The Excavation of Forgotten Fort Dayton – Archaeology in Central New York [VIDEO, PHOTOS]
When it comes to exploring history nothing is more ‘hands on’ than historical archaeology. Through hard work and shovel-fulls of of dirt through a screen a forgotten Fort has come back to life.
Archaeology is generally one of those degrees that makes you wonder what you were thinking, especially as an undergraduate degree. I did my fieldwork at a Revolutionary War era site, Fort Edward and focused on Geo-Archaeology but there’s never really been a call to break out that knowledge.
Unless you want to work state/federal or for a Contract Resource Management firm and take a 6 week excursion to who knows where for once a year and be done (out of a job after 6 weeks) archaeology outside of University just isn’t a big demand. It’s extensive back-breaking, sun-burning labor that takes hours to dig down a few centimeters.
After a program with the Herkimer County Historical Society in late 2013, Executive Director Sue Perkins and Caryl Hopson noted that I had a degree in archaeology and asked if I would be interested in helping them re-open the Fort Dayton excavation that had taken place in 2002.
Fort Dayton, known as ‘The Forgotten Fort,’ was constructed in 1776 under the supervision of Colonel Elia Dayton as part of the defensive chain of forts through the Mohawk Valley as the western frontier. While no significant events occurred at the fort itself, it is best noted as the Fort that supplied the militia that General Herkimer led into battle to relieve Fort Stanwix and after Stanwix burned Fort Dayton was known as the western-most point of the frontier.
A historical society volunteer, Fred Doyle, who had conducted extensive research on what was known as “The Forgotten Fort” and together with the historical society and archaeologist Doug Pippin had managed to put together a brief excavation to search for the forgotten Fort Dayton in 2002. Their excavation uncovered a number of artifacts including some pipe stems, glassware and ceramics. The artifacts seemed period and were worthy of further research but after Doyle passed in 2003, the Fort was forgotten again.
When the Herkimer County Historical Society wanted to resume the excavation for Fort Dayton it was an easy answer.
After meeting to review the previous excavation for Fort Dayton we decided that it would be best to expand the Shovel Test Pits (STP), archaeology speak for digging a small hole, into excavation pits at the sites where the majority of the artifacts had been recovered from previously.
Working with Herkimer County Historical Society, we assembled an excavation program plan and held an interest meeting on May 17th. Much to our surprise we received more than 40 volunteers eager to help with the excavation of Fort Dayton. And on May 31st the archaeological excavation of Fort Dayton resumed.

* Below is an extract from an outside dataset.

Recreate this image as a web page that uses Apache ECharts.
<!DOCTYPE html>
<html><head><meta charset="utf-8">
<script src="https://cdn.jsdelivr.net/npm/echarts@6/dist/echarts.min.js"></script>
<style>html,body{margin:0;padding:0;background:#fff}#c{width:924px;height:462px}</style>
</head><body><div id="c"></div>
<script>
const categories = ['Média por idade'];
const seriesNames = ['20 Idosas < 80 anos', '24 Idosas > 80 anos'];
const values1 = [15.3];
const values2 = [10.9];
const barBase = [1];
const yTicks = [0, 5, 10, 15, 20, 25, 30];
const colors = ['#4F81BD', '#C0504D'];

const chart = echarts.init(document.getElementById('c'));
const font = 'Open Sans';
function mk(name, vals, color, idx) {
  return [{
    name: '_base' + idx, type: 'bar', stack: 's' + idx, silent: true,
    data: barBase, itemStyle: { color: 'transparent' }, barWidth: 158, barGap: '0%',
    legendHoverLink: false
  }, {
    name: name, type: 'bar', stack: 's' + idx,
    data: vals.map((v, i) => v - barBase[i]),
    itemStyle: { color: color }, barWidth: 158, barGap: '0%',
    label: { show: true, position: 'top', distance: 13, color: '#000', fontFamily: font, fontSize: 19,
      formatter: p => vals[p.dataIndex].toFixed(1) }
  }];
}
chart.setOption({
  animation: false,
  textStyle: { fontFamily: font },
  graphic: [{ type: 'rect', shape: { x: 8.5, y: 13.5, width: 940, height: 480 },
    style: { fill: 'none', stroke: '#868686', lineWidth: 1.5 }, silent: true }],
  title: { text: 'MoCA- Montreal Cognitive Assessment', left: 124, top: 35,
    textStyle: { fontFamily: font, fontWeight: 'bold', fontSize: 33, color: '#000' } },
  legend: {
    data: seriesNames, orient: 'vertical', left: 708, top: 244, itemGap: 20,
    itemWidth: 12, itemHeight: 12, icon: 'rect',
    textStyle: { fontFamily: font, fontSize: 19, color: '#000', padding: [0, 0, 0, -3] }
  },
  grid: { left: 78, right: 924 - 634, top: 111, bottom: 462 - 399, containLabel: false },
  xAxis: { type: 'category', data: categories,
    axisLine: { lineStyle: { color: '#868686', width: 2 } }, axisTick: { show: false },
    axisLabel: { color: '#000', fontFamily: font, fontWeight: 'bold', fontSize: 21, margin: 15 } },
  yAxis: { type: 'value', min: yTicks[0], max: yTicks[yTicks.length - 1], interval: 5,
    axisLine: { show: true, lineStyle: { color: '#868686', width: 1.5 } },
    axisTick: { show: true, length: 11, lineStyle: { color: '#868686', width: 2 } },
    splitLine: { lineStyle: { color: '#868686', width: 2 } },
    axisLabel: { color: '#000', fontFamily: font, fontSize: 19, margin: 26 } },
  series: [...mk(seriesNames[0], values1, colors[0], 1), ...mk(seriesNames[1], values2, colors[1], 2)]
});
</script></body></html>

On the first day of the excavation volunteers helped mark-off the STPs, test pits, that we wanted to expand based on the previous results while additional volunteers worked to accession the results from the 2002 excavation inside. After a few hours the teams had managed to process a number records while the excavation teams began uncovering artifacts.
Excavation teams managed to recover a number of ceramics including pipe stems that would allow the lab teams to provide a date to the sites and after using relative dating methods the accessioning team identified the majority of our pipe stems dated the site between 1720 and 1750. The most interesting find of the day was however, an interesting cornerstone. According the the results from the earlier excavation, they believed it to be a foundation stone or cornerstone of some form. It was clear that there was something else to the stone. This site would need to be expanded on the second day of the excavation.
On the second day of the excavation we expanded the test pit to include 3 additional test pits in hopes of uncovering whatever this structure/stone was and providing some context. While the excavation teams uncovered more ceramics, glassware, and even intact pipe bowls the team working on the stone pits discovered something else.
The discovery of the large well-cap and subsequent well, based on the size and design may in-fact indicate that it is the old Fort Dayton well. As our historian searched through the records she has just recently discovered that there is a mention of an old well in the deed to the Suiter building.
The excavation is continuing onward to recover any further information on the well, property and hopefully we will be able to identify the structure and the time period to which it belongs.